Lawrence, who was already rejected once for Mir duty because of her 5-foot-3 stature, can't get a good fit in the spacesuits Russians are planning to use in upcoming spacewalks to repair the battered station.

NASA announced Thursday that Dr. Dave Wolf, and not Lawrence, would replace U.S. astronaut Michael Foale aboard Mir in September.

"Our first preference would have been to see Lawrence qualify," said Frank Culbertson, the director of the NASA shuttle-Mir program.

Lawrence would have needed to wear a Russian spacesuit if she had been asked to help repair the ailing station.

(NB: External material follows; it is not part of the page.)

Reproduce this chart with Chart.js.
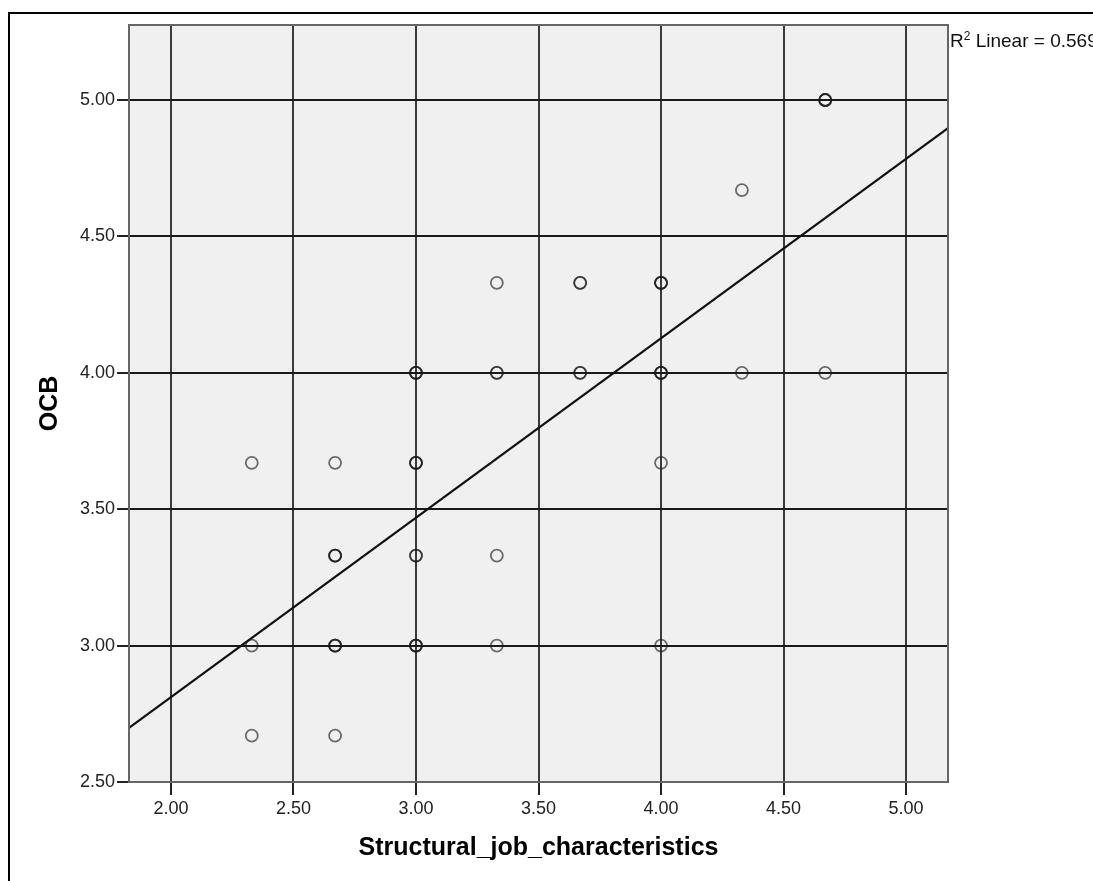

"As we began to look at the way the mission was shaping up ... it became apparent that we would be wise to respond to the reality of the situation," Culbertson said.

The shuttle mission to replace Foale will be delayed for about 10 days so Wolf -- who measures 5 foot 10 -- can complete mission training, pushing the launch date to September 28.


"The change will enable Wolf to act as a backup crew member for spacewalks planned over the next several months to repair the damaged Spektr module on the Russian outpost," a NASA press statement said.

However, Lawrence will continue her training with Wolf in Star City, Russia. And she will accompany him on the September shuttle mission, acting as a backup in case Wolf falls ill or is injured. She would only be involved in science experiments, not spacewalks, if she were left aboard Mir.

Speaking from the Russian space agency, Culbertson said that while Lawrence is disappointed at not being able to go as planned, "she is happy that she will at least get a space flight out of it and will be able to participate in the activities on the Mir, and I think is enthusiastic about helping Dave get ready."

"'Frank, I totally understand. If I were in your position I would do the same thing,'" Culbertson said Lawrence told him.

Wolf had been scheduled to go to Mir next January as the prime crew member for the last U.S. long-duration mission on Mir. NASA said that Dr. Andrew Thomas, currently training in Russia, was a likely candidate to take Wolf's place on that mission, because he had already been training as Wolf's backup for that mission.

"We're still evaluating when to start Andy on the EVA (spacewalk) training," said Culbertson. "He's in the middle of other training activities right now, and we need to evaluate one thing versus the other."